Let $\Gamma=(V,E)$ be an undirected graph of degree $d$. (Say $d$ is a large constant and the number of vertices $n=|V|$ is much larger.) Let $W_0$ be the space of functions $f:V\to \mathbb{C}$ with average $0$. Assume $\Gamma$ is a strong expander graph, meaning that, for $A$ the adjacency operator $Af(w) = \sum_{\{w,v\}\in E} f(v)$ of $\Gamma$ restricted to $W_0$, all the eigenvalues of $A$ are considerably smaller than $d$. Say they are all $\leq 2 \sqrt{d}$, i.e., the graph is basically a Ramanujan graph.

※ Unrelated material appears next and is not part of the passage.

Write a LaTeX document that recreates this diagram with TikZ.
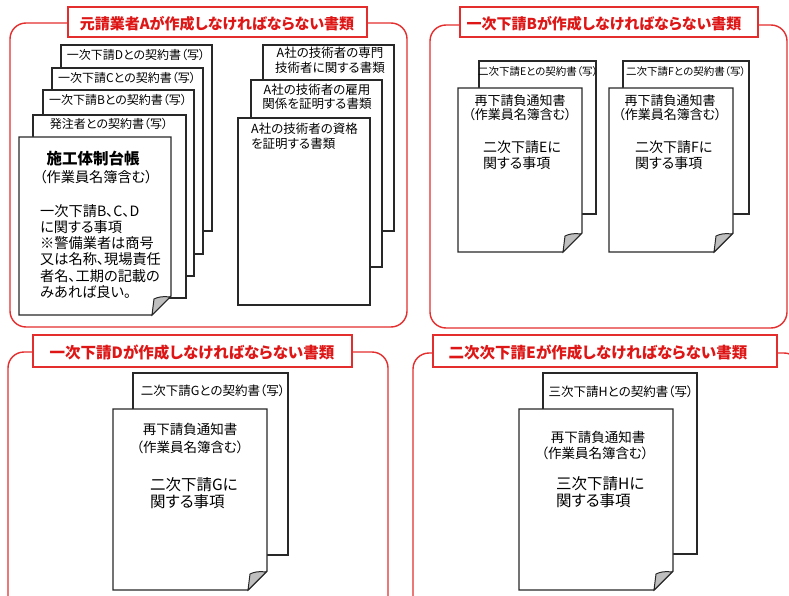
\documentclass[tikz,border=0pt]{standalone}
\usepackage{fontspec}
\setmainfont{Noto Sans CJK JP}[RawFeature=+palt]
\definecolor{framered}{RGB}{228,45,45}
\definecolor{titlered}{RGB}{222,22,22}
\definecolor{docgray}{RGB}{40,40,40}
\newcommand{\fs}[2]{\fontsize{#1}{#2}\selectfont}
\newcommand{\plaindoc}[4]{%
  \filldraw[docline] (#1,#2) rectangle (#3,#4);}
\newcommand{\folddoc}[4]{%
  \filldraw[docline] (#1,#2) -- (#3,#2) -- (#3,#4-19) -- (#3-19,#4) -- (#1,#4) -- cycle;
  \filldraw[docline, fill=gray!50, line width=1pt] (#3-1,#4-18) .. controls (#3-8,#4-19) and (#3-13,#4-18) .. (#3-17,#4-16) -- (#3-19,#4) -- cycle;}
\tikzset{
  panel/.style={draw=framered, line width=1.4pt, rounded corners=16pt},
  titlebox/.style={draw=framered, line width=1.3pt, fill=white, inner sep=0pt, minimum height=30pt},
  titletext/.style={inner sep=0pt, text=titlered, anchor=center},
  docline/.style={draw=docgray, line width=1.4pt, fill=white, line join=miter},
  lbl/.style={inner sep=0pt, text=black, anchor=center},
  lbll/.style={inner sep=0pt, text=black, anchor=west, align=left},
  lblc/.style={inner sep=0pt, text=black, anchor=center, align=center},
}
\begin{document}
\begin{tikzpicture}[x=1pt,y=-1pt]
\useasboundingbox (0,0) rectangle (789,596);
\fill[white] (0,0) rectangle (789,596);
\clip (0,0) rectangle (789,596);

% ---------------- panel 1 ----------------
\draw[panel] (10,23) rectangle (407,327);
\node[titlebox, minimum width=299pt] (t1) at (217.5,22) {};
\node[titletext, font=\bfseries\fs{15}{17}] (t1x) at (217,24) {元請業者Aが作成しなければならない書類};

\plaindoc{61}{45}{212}{231}
\node[lbl, font=\fs{12}{13}] (d1) at (136,55) {一次下請Dとの契約書（写）};
\plaindoc{52}{68}{203}{254}
\node[lbl, font=\fs{12}{13}] (c1) at (127,78) {一次下請Cとの契約書（写）};
\plaindoc{43}{90}{194}{276}
\node[lbl, font=\fs{12}{13}] (b1) at (118,100) {一次下請Bとの契約書（写）};
\plaindoc{33}{115}{186}{298}
\node[lbl, font=\fs{12}{13}] (h1) at (109,124) {発注者との契約書（写）};
\folddoc{19}{137}{171}{315}
\node[lbl, font=\bfseries\fs{15.5}{17}] (m1) at (93,159) {施工体制台帳};
\node[lbl, font=\fs{14.2}{15}] (m2) at (96,177) {（作業員名簿含む）};
\node[lbll, font=\fs{14.2}{16.2}] (m3) at (40,251.5) {一次下請B、C、D\\に関する事項\\※警備業者は商号\\又は名称、現場責任\\者名、工期の記載の\\みあれば良い。};

\plaindoc{263}{45}{394}{231}
\node[lblc, font=\fs{12.5}{15}] (r1) at (330,60.5) {A社の技術者の専門\\技術者に関する書類};
\plaindoc{251}{80}{382}{267}
\node[lblc, font=\fs{12.5}{14.5}] (r2) at (317,97) {A社の技術者の雇用\\関係を証明する書類};
\plaindoc{238}{118}{370}{305}
\node[lbll, font=\fs{12.5}{15}] (r3) at (251,136.5) {A社の技術者の資格\\を証明する書類};

% ---------------- panel 2 ----------------
\draw[panel] (430,25) rectangle (787,328);
\node[titlebox, minimum width=298pt] (t2) at (609,22) {};
\node[titletext, font=\bfseries\fs{15}{17}] (t2x) at (604,24) {一次下請Bが作成しなければならない書類};

\plaindoc{479}{61}{596}{214}
\node[lbl, font=\fs{10.5}{11}] (e0) at (538,72) {二次下請Eとの契約書（写）};
\folddoc{458}{88}{582}{252}
\node[lbl, font=\fs{13}{14}] (e1) at (520,101) {再下請負通知書};
\node[lbl, font=\fs{13}{14}] (e2) at (520,115) {（作業員名簿含む）};
\node[lbll, font=\fs{14}{16}] (e3) at (483,155) {二次下請Eに\\関する事項};

\plaindoc{623}{61}{749}{214}
\node[lbl, font=\fs{10.5}{11}] (f0) at (686,72) {二次下請Fとの契約書（写）};
\folddoc{609}{88}{733}{252}
\node[lbl, font=\fs{13}{14}] (f1) at (670,101) {再下請負通知書};
\node[lbl, font=\fs{13}{14}] (f2) at (670,115) {（作業員名簿含む）};
\node[lbll, font=\fs{14}{16}] (f3) at (635,155) {二次下請Fに\\関する事項};

% ---------------- panel 3 ----------------
\draw[panel] (8,352) rectangle (388,620);
\node[titlebox, minimum width=319pt, minimum height=32pt] (t3) at (192.5,351) {};
\node[titletext, font=\bfseries\fs{15.5}{17}] (t3x) at (192,353) {一次下請Dが作成しなければならない書類};

\plaindoc{133}{373}{288}{555}
\node[lbl, font=\fs{12.5}{13}] (g0) at (213,391) {二次下請Gとの契約書（写）};
\folddoc{113}{409}{267}{590}
\node[lbl, font=\fs{13.5}{15}] (g1) at (190,429) {再下請負通知書};
\node[lbl, font=\fs{13.5}{15}] (g2) at (190,447) {（作業員名簿含む）};
\node[lbll, font=\fs{15.5}{17}] (g3) at (150,493.5) {二次下請Gに\\関する事項};

% ---------------- panel 4 ----------------
\draw[panel] (413,353) rectangle (800,620);
\node[titlebox, minimum width=344pt, minimum height=32pt] (t4) at (605,351) {};
\node[titletext, font=\bfseries\fs{15.5}{17}] (t4x) at (598,353) {二次次下請Eが作成しなければならない書類};

\plaindoc{543}{373}{697}{554}
\node[lbl, font=\fs{12.5}{13}] (k0) at (621,392) {三次下請Hとの契約書（写）};
\folddoc{519}{409}{673}{590}
\node[lbl, font=\fs{13.5}{15}] (k1) at (598,437) {再下請負通知書};
\node[lbl, font=\fs{13.5}{15}] (k2) at (595,453) {（作業員名簿含む）};
\node[lbll, font=\fs{15.5}{17}] (k3) at (556,492.5) {三次下請Hに\\関する事項};
\end{tikzpicture}
\end{document}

Then, by definition, for all $f\in W_0$ and $\sum_{v\in V} |f(v)|^2\leq n$, $$\left|\sum_{v_1,v_2\in V: \{v_1,v_2\}\in E} f(v_1) \overline{f(v_2)}\right| \leq 2\sqrt{d} \cdot n.$$ Is it possible to give a nontrivial upper bound on $$\left|\sum_{v_1,v_2,v_3\in V: \{v_1,v_2\},\{v_2,v_3\}\in E} f(v_1) f(v_2) f(v_3)\right|?$$ Assume that $f$ is real-valued and $|f|_\infty=1$, if it helps.

(If yes: what about sums of longer products $f(v_1) f(v_2) \dotsc f(v_k)$, over $v_1,\dotsc,v_k\in V$ such that $\{v_1,v_2\},\dotsc,\{v_{k-1},v_k\}\in E$? Assume $k$ bounded.

If no: what sort of auxiliary hypothesis might help?)